Study author Dr Abdul-Rahman Jazieh, King Abdulaziz Medical City in Riyadh, Saudi Arabia, said: "The detrimental impact of COVID-19 on cancer care is widespread, with varying magnitude among centres worldwide. The pandemic has impacted healthcare systems globally, interrupting care and exposing cancer patients to significant risks of being harmed."

"Even before the pandemic, pressure on healthcare professionals and systems was mounting as a result of the growing cancer burden in Europe and globally," said Dr Rosa Giuliani, ESMO Director of Public Policy. "A harmonised EU action that provides comparable cancer burden indicators across European countries is extremely important. In this context, the JRC-IARC scientific collaboration has resulted in the computation of up-to-date figures for 2020 new cancer occurrences and cancer deaths. These numbers help to support the development of national policies, tackling the rising burden of cancer with prevention measures as well as with the provision of the necessary resources."

Cancer patients are not the only ones at risk. The results of two online surveys undertaken by the ESMO Resilience Task Force in May 2020 (4) - the largest ever COVID-19 survey of the oncology workforce - reveals the impact of the pandemic on oncology professionals. The first survey showed that more than one-third (38%) experienced feelings of burnout and 25% were at risk of distress, while two-thirds (66%) said they were unable to perform their duties as well as they could prior to the pandemic.

This survey, involving 1,520 participants from 101 countries, also found that levels of wellbeing and job performance declined as national COVID-19 mortality rates rose.
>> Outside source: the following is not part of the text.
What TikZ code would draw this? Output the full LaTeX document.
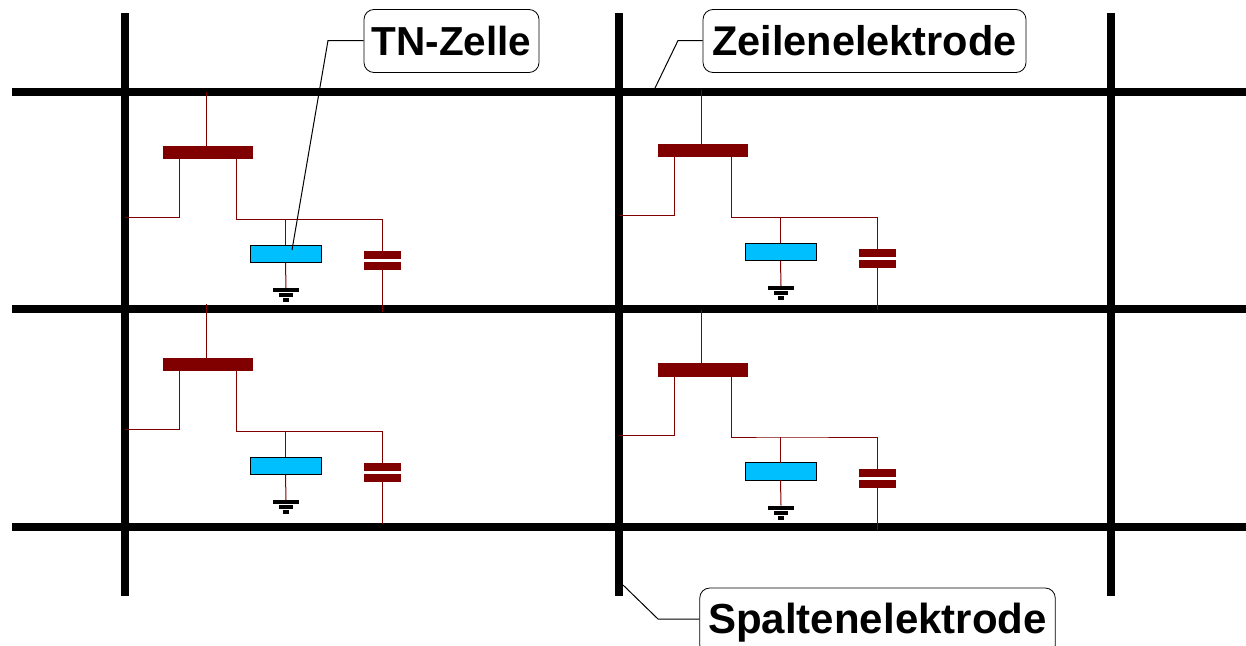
\documentclass[tikz,border=0pt]{standalone}
\usepackage{fontspec}
\setmainfont{Liberation Sans}
\definecolor{wirered}{HTML}{800000}
\definecolor{lcblue}{HTML}{00BFFF}
\tikzset{
  electrode/.style={line width=8pt,black},
  wire/.style={line width=1pt,wirered},
  leader/.style={line width=1pt,black},
  bar/.style={fill=wirered,draw=none,inner sep=0pt,outer sep=0pt,minimum width=#1},
  gatebar/.style={bar=90pt,minimum height=13.5pt},
  capbar/.style={bar=37pt,minimum height=8pt},
  lccell/.style={fill=lcblue,draw=black,line width=1pt,inner sep=0pt,outer sep=0pt,minimum width=71pt,minimum height=17.5pt},
  gnd/.style={fill=black,draw=none,inner sep=0pt,outer sep=0pt,minimum width=#1,minimum height=4pt},
  callout/.style={draw=black,fill=white,line width=0.8pt,rounded corners=10pt,inner sep=0pt,
    text height=30pt}
}
\begin{document}
\begin{tikzpicture}[x=1pt,y=-1pt]
\useasboundingbox (0,0) rectangle (1246,645);
\fill[white] (0,0) rectangle (1246,645);
% electrodes
\foreach \x in {125,619,1111}
  \draw[electrode] (\x,13) -- (\x,596);
\foreach \y in {92,309,527}
  \draw[electrode] (12,\y) -- (1246,\y);
% cells
\foreach \c/\dx/\dy in {1/0/0,2/495/-2,3/0/212,4/495/217.5}{
\begin{scope}[shift={(\dx pt,-\dy pt)}]
  \node[gatebar] (gate\c) at (208,152.5) {};
  \node[lccell] (lc\c) at (285.5,254) {};
  \node[capbar] (capt\c) at (382.5,255) {};
  \node[capbar] (capb\c) at (382.5,266) {};
  \node[gnd=26pt] (gnda\c) at (286,290) {};
  \node[gnd=14pt] (gndb\c) at (286,295) {};
  \node[gnd=6pt] (gndc\c) at (286,300) {};
  \coordinate (row\c) at (206,92);
  \coordinate (src\c) at (179.5,159);
  \coordinate (col\c) at (125,217.5);
  \coordinate (drn\c) at (236,159);
  \coordinate (nod\c) at (285.5,219.5);
  \coordinate (com\c) at (382.5,312);
  \draw[wire] (row\c) -- (row\c |- gate\c.north);
  \draw[wire] (src\c) |- (col\c);
  \draw[wire] (drn\c) |- (nod\c) -| (capt\c.north);
  \draw[wire] (nod\c) -- (lc\c.north);
  \draw[wire] (lc\c.south) -- (gnda\c.north);
  \draw[wire] (capb\c.south) -- (com\c);
\end{scope}
}
% callouts
\node[callout,minimum width=175pt,minimum height=63pt,font=\fontsize{40.5}{40.5}\selectfont\bfseries] (tn) at (451.5,41) {TN-Zelle};
\node[callout,minimum width=323pt,minimum height=63pt,font=\fontsize{41.5}{41.5}\selectfont\bfseries] (ze) at (864.5,41) {Zeilenelektrode};
\node[callout,minimum width=355.5pt,minimum height=67pt,text depth=6pt,font=\fontsize{42}{42}\selectfont\bfseries] (sp) at (877.5,621.5) {Spaltenelektrode};
\coordinate (tnend) at (292,250);
\coordinate (zeend) at (655,88);
\coordinate (spend) at (623,585);
\draw[leader] (tn.west |- 0,40.5) -- (328,40.5) -- (tnend);
\draw[leader] (ze.west |- 0,40.5) -- (678,40.5) -- (zeend);
\draw[leader] (sp.west |- 0,619) -- (658,619) -- (spend);
\end{tikzpicture}
\end{document}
A follow-up online survey undertaken in July-August 2020 showed that while job performance had improved compared to the first study, indicating early signals of taking control of the emergency, both wellbeing and burnout rates had worsened.

The main factors associated with distress and burnout were increased working hours, feeling worried about wellbeing, less resilience and oncologists' concerns about training and career.

"The ESMO Resilience Task Force surveys indicate that COVID-19 is having an impact on wellbeing, burnout and job performance," said Dr Susana Banerjee, ESMO Director of Membership, lead author of the surveys. "As an oncology community, we must work collaboratively, individuals and organisations, to ensure that resources are used in the best way possible to support oncology professionals and make sure that ?distress and burnout do not increase. The ESMO Resilience Task Force will look into developing more specific interventions so that we can further help and support oncology professionals during and beyond the pandemic."

Dr Giuseppe Curigliano, ESMO Guidelines Committee Chair, added: "ESMO has responded quickly to the crisis brought by the pandemic, developing a series of specific recommendations across different diseases, to guide oncologists in providing cancer care under unprecedented circumstances. (5) It is now crucial to avoid delays to any treatment which could impact survival by re-allocating resources to cancer patients and continuing to deliver the best possible treatment."